[Start of Dataset excerpts]

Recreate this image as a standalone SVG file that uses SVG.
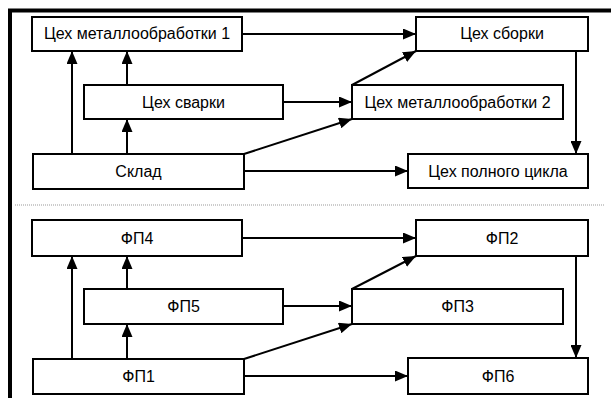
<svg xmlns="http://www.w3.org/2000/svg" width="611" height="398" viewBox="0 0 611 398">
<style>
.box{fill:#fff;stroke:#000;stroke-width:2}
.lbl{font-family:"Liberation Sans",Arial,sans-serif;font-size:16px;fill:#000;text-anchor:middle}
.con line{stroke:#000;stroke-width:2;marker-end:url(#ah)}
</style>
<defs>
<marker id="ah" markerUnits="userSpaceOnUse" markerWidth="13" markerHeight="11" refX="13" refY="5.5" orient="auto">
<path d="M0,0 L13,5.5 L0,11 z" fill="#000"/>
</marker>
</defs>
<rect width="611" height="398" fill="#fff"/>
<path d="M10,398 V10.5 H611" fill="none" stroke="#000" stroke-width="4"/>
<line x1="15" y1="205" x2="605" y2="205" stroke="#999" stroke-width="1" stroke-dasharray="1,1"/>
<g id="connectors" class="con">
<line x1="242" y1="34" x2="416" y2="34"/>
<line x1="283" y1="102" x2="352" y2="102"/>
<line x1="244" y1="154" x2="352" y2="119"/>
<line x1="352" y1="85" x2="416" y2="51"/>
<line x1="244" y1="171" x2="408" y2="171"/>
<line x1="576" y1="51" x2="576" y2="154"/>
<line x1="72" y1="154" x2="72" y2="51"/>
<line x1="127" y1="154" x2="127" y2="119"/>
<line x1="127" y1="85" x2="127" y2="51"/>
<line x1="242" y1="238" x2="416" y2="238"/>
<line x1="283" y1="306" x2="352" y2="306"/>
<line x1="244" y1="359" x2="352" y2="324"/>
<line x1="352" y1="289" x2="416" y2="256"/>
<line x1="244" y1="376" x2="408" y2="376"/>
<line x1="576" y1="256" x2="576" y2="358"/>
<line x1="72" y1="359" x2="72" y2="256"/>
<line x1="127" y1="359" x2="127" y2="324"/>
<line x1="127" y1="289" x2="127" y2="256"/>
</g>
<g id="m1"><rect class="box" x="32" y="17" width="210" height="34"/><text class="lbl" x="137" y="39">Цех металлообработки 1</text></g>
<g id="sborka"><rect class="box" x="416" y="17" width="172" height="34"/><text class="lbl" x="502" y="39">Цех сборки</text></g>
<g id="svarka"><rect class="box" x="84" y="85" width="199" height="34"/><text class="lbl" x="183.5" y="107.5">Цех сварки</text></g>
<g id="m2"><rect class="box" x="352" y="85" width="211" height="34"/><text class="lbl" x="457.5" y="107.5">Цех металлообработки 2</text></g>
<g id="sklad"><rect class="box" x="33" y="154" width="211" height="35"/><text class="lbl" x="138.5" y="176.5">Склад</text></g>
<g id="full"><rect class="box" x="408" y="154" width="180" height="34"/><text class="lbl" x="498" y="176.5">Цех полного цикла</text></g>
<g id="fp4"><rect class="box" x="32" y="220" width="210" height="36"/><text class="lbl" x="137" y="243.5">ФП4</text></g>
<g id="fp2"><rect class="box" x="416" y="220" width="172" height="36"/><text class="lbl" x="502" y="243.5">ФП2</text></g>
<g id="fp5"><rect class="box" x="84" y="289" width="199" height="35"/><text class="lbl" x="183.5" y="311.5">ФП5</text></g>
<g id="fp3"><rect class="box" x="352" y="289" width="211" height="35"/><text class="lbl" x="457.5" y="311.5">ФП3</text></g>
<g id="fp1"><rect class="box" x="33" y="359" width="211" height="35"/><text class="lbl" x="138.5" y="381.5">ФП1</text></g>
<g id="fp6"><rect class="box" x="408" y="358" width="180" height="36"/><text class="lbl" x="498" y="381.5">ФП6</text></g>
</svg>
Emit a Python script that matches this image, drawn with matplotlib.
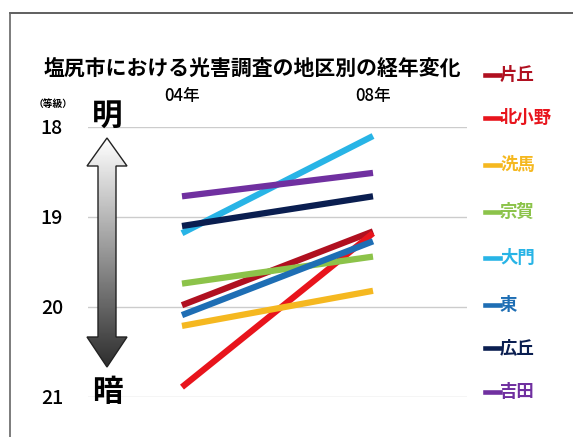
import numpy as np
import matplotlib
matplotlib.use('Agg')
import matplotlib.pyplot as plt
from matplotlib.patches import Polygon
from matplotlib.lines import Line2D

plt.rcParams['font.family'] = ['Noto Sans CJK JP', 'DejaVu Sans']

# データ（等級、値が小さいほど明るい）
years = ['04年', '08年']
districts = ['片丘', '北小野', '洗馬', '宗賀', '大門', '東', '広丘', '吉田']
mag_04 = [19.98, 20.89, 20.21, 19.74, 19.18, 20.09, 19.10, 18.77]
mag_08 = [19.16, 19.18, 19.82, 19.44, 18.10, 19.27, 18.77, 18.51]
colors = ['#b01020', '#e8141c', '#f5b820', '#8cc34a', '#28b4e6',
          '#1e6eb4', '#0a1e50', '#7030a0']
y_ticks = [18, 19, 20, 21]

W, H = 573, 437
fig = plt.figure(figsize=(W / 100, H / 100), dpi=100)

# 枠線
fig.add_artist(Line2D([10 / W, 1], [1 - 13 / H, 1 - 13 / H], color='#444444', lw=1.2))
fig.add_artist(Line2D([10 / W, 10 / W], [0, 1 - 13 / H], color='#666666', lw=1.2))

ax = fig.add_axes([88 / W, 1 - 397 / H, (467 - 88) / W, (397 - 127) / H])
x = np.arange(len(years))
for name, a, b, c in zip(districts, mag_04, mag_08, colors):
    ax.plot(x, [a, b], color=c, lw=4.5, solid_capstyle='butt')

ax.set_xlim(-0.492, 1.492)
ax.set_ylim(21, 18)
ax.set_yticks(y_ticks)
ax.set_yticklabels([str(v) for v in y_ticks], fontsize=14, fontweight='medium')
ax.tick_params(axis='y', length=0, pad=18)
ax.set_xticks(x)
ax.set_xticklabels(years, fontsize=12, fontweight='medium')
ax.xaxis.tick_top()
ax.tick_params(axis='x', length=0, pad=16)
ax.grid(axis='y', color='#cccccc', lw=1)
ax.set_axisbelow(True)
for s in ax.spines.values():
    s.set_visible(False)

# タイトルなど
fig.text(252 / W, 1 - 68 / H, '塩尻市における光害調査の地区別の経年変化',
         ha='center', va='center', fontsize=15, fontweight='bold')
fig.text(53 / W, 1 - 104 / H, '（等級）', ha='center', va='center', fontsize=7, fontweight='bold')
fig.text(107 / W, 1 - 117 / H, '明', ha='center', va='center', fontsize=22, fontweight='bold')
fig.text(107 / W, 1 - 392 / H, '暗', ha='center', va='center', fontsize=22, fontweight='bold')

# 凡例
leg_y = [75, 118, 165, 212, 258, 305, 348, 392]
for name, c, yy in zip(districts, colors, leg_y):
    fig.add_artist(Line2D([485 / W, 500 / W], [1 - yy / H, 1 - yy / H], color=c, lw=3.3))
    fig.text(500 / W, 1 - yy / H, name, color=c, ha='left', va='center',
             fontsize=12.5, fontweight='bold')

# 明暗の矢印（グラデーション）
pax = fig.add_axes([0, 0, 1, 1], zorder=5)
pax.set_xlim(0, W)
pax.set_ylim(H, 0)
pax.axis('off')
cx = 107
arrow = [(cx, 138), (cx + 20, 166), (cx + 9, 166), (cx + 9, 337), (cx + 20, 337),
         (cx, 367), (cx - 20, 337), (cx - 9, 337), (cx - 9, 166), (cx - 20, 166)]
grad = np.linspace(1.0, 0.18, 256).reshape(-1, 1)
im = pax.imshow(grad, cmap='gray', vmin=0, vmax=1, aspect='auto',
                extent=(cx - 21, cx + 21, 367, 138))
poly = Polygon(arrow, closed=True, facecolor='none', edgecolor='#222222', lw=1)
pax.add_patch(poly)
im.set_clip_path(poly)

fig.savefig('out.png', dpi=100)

[End of Dataset excerpts]

What is needed - Only the lines from "Emit a Python" through "plt.rcParams['font.family'] = ['Noto" should appear in your output, copied exactly with both end lines, and with no pictures.

Full output -
Emit a Python script that matches this image, drawn with matplotlib.
import numpy as np
import matplotlib
matplotlib.use('Agg')
import matplotlib.pyplot as plt
from matplotlib.patches import Polygon
from matplotlib.lines import Line2D

plt.rcParams['font.family'] = ['Noto Sans CJK JP', 'DejaVu Sans']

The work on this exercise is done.